» **Stated goal**
Your task is to restate the data word for word.

» **Given information**

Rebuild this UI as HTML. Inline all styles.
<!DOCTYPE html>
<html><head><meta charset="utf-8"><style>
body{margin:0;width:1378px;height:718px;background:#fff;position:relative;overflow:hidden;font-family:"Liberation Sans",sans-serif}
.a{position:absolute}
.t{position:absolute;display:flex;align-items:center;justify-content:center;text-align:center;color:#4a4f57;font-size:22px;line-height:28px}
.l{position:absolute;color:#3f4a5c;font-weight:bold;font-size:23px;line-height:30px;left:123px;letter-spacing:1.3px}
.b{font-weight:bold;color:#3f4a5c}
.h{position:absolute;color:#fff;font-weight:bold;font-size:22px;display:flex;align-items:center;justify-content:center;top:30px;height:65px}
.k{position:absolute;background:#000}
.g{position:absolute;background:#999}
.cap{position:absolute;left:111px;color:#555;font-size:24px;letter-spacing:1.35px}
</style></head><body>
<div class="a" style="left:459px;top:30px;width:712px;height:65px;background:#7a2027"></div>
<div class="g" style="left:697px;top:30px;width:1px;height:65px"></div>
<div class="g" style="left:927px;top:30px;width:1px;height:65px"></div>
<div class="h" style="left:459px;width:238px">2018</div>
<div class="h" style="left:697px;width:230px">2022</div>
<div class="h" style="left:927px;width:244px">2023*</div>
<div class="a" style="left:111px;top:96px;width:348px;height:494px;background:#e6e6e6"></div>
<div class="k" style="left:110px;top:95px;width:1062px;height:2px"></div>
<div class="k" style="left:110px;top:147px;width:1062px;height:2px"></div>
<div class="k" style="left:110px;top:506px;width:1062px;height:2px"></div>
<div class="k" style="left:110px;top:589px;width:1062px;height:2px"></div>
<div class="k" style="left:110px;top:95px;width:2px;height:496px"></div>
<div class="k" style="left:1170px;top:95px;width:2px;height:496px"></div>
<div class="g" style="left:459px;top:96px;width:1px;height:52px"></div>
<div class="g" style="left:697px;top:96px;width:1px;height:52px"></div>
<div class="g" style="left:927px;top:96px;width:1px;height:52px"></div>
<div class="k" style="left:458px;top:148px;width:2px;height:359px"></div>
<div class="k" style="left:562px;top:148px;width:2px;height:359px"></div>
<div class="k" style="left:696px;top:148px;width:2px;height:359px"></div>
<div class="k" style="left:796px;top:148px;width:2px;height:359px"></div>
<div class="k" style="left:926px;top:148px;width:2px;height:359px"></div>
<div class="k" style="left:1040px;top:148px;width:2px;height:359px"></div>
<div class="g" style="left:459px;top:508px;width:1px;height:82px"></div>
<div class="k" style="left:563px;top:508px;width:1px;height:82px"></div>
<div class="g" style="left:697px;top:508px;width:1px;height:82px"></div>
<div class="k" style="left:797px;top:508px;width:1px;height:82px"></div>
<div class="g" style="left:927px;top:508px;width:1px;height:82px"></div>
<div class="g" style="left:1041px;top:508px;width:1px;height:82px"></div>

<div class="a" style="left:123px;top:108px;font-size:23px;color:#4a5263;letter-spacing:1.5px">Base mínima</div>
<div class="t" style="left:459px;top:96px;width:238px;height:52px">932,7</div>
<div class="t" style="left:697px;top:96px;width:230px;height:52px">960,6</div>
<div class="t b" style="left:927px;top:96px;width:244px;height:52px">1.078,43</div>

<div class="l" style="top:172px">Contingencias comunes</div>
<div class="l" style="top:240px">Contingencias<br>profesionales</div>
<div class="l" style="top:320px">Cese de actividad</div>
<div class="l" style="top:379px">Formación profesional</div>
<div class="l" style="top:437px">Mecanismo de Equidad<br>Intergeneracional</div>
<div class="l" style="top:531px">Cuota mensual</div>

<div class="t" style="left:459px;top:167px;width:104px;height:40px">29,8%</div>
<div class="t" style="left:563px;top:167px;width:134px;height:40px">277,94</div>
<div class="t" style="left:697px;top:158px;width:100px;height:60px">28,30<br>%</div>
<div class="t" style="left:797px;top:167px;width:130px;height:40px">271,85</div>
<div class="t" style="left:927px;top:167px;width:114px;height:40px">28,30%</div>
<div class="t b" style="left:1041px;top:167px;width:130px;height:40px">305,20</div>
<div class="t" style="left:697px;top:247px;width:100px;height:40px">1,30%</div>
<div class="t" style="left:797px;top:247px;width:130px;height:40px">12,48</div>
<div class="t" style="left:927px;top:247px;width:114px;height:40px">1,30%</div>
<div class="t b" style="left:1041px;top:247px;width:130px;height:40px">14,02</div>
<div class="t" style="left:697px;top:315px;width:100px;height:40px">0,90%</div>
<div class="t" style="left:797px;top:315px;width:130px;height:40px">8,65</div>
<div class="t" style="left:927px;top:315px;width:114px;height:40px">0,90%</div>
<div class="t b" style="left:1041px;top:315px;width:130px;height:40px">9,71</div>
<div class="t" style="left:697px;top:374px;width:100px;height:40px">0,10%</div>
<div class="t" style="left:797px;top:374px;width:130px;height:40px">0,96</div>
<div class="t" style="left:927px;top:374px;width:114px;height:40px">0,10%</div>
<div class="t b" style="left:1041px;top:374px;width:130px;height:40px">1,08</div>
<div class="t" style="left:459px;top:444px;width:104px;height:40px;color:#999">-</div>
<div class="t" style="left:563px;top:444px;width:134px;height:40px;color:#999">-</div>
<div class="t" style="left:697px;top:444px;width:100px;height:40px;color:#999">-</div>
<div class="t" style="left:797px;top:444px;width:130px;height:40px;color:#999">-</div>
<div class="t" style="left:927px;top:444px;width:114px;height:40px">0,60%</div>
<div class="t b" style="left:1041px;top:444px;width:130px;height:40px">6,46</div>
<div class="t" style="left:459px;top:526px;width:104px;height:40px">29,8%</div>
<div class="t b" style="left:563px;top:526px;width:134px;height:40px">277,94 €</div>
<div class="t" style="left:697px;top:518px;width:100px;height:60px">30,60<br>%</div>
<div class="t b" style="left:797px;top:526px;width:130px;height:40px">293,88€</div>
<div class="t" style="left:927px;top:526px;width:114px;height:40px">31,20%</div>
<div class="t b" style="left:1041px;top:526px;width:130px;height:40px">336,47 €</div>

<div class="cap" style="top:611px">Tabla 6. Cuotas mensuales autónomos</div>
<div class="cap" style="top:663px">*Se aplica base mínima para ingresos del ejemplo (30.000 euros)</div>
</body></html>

» **Worked answer**
Rebuild this UI as HTML. Inline all styles.
<!DOCTYPE html>
<html><head><meta charset="utf-8"><style>
body{margin:0;width:1378px;height:718px;background:#fff;position:relative;overflow:hidden;font-family:"Liberation Sans",sans-serif}
.a{position:absolute}
.t{position:absolute;display:flex;align-items:center;justify-content:center;text-align:center;color:#4a4f57;font-size:22px;line-height:28px}
.l{position:absolute;color:#3f4a5c;font-weight:bold;font-size:23px;line-height:30px;left:123px;letter-spacing:1.3px}
.b{font-weight:bold;color:#3f4a5c}
.h{position:absolute;color:#fff;font-weight:bold;font-size:22px;display:flex;align-items:center;justify-content:center;top:30px;height:65px}
.k{position:absolute;background:#000}
.g{position:absolute;background:#999}
.cap{position:absolute;left:111px;color:#555;font-size:24px;letter-spacing:1.35px}
</style></head><body>
<div class="a" style="left:459px;top:30px;width:712px;height:65px;background:#7a2027"></div>
<div class="g" style="left:697px;top:30px;width:1px;height:65px"></div>
<div class="g" style="left:927px;top:30px;width:1px;height:65px"></div>
<div class="h" style="left:459px;width:238px">2018</div>
<div class="h" style="left:697px;width:230px">2022</div>
<div class="h" style="left:927px;width:244px">2023*</div>
<div class="a" style="left:111px;top:96px;width:348px;height:494px;background:#e6e6e6"></div>
<div class="k" style="left:110px;top:95px;width:1062px;height:2px"></div>
<div class="k" style="left:110px;top:147px;width:1062px;height:2px"></div>
<div class="k" style="left:110px;top:506px;width:1062px;height:2px"></div>
<div class="k" style="left:110px;top:589px;width:1062px;height:2px"></div>
<div class="k" style="left:110px;top:95px;width:2px;height:496px"></div>
<div class="k" style="left:1170px;top:95px;width:2px;height:496px"></div>
<div class="g" style="left:459px;top:96px;width:1px;height:52px"></div>
<div class="g" style="left:697px;top:96px;width:1px;height:52px"></div>
<div class="g" style="left:927px;top:96px;width:1px;height:52px"></div>
<div class="k" style="left:458px;top:148px;width:2px;height:359px"></div>
<div class="k" style="left:562px;top:148px;width:2px;height:359px"></div>
<div class="k" style="left:696px;top:148px;width:2px;height:359px"></div>
<div class="k" style="left:796px;top:148px;width:2px;height:359px"></div>
<div class="k" style="left:926px;top:148px;width:2px;height:359px"></div>
<div class="k" style="left:1040px;top:148px;width:2px;height:359px"></div>
<div class="g" style="left:459px;top:508px;width:1px;height:82px"></div>
<div class="k" style="left:563px;top:508px;width:1px;height:82px"></div>
<div class="g" style="left:697px;top:508px;width:1px;height:82px"></div>
<div class="k" style="left:797px;top:508px;width:1px;height:82px"></div>
<div class="g" style="left:927px;top:508px;width:1px;height:82px"></div>
<div class="g" style="left:1041px;top:508px;width:1px;height:82px"></div>

<div class="a" style="left:123px;top:108px;font-size:23px;color:#4a5263;letter-spacing:1.5px">Base mínima</div>
<div class="t" style="left:459px;top:96px;width:238px;height:52px">932,7</div>
<div class="t" style="left:697px;top:96px;width:230px;height:52px">960,6</div>
<div class="t b" style="left:927px;top:96px;width:244px;height:52px">1.078,43</div>

<div class="l" style="top:172px">Contingencias comunes</div>
<div class="l" style="top:240px">Contingencias<br>profesionales</div>
<div class="l" style="top:320px">Cese de actividad</div>
<div class="l" style="top:379px">Formación profesional</div>
<div class="l" style="top:437px">Mecanismo de Equidad<br>Intergeneracional</div>
<div class="l" style="top:531px">Cuota mensual</div>

<div class="t" style="left:459px;top:167px;width:104px;height:40px">29,8%</div>
<div class="t" style="left:563px;top:167px;width:134px;height:40px">277,94</div>
<div class="t" style="left:697px;top:158px;width:100px;height:60px">28,30<br>%</div>
<div class="t" style="left:797px;top:167px;width:130px;height:40px">271,85</div>
<div class="t" style="left:927px;top:167px;width:114px;height:40px">28,30%</div>
<div class="t b" style="left:1041px;top:167px;width:130px;height:40px">305,20</div>
<div class="t" style="left:697px;top:247px;width:100px;height:40px">1,30%</div>
<div class="t" style="left:797px;top:247px;width:130px;height:40px">12,48</div>
<div class="t" style="left:927px;top:247px;width:114px;height:40px">1,30%</div>
<div class="t b" style="left:1041px;top:247px;width:130px;height:40px">14,02</div>
<div class="t" style="left:697px;top:315px;width:100px;height:40px">0,90%</div>
<div class="t" style="left:797px;top:315px;width:130px;height:40px">8,65</div>
<div class="t" style="left:927px;top:315px;width:114px;height:40px">0,90%</div>
<div class="t b" style="left:1041px;top:315px;width:130px;height:40px">9,71</div>
<div class="t" style="left:697px;top:374px;width:100px;height:40px">0,10%</div>
<div class="t" style="left:797px;top:374px;width:130px;height:40px">0,96</div>
<div class="t" style="left:927px;top:374px;width:114px;height:40px">0,10%</div>
<div class="t b" style="left:1041px;top:374px;width:130px;height:40px">1,08</div>
<div class="t" style="left:459px;top:444px;width:104px;height:40px;color:#999">-</div>
<div class="t" style="left:563px;top:444px;width:134px;height:40px;color:#999">-</div>
<div class="t" style="left:697px;top:444px;width:100px;height:40px;color:#999">-</div>
<div class="t" style="left:797px;top:444px;width:130px;height:40px;color:#999">-</div>
<div class="t" style="left:927px;top:444px;width:114px;height:40px">0,60%</div>
<div class="t b" style="left:1041px;top:444px;width:130px;height:40px">6,46</div>
<div class="t" style="left:459px;top:526px;width:104px;height:40px">29,8%</div>
<div class="t b" style="left:563px;top:526px;width:134px;height:40px">277,94 €</div>
<div class="t" style="left:697px;top:518px;width:100px;height:60px">30,60<br>%</div>
<div class="t b" style="left:797px;top:526px;width:130px;height:40px">293,88€</div>
<div class="t" style="left:927px;top:526px;width:114px;height:40px">31,20%</div>
<div class="t b" style="left:1041px;top:526px;width:130px;height:40px">336,47 €</div>

<div class="cap" style="top:611px">Tabla 6. Cuotas mensuales autónomos</div>
<div class="cap" style="top:663px">*Se aplica base mínima para ingresos del ejemplo (30.000 euros)</div>
</body></html>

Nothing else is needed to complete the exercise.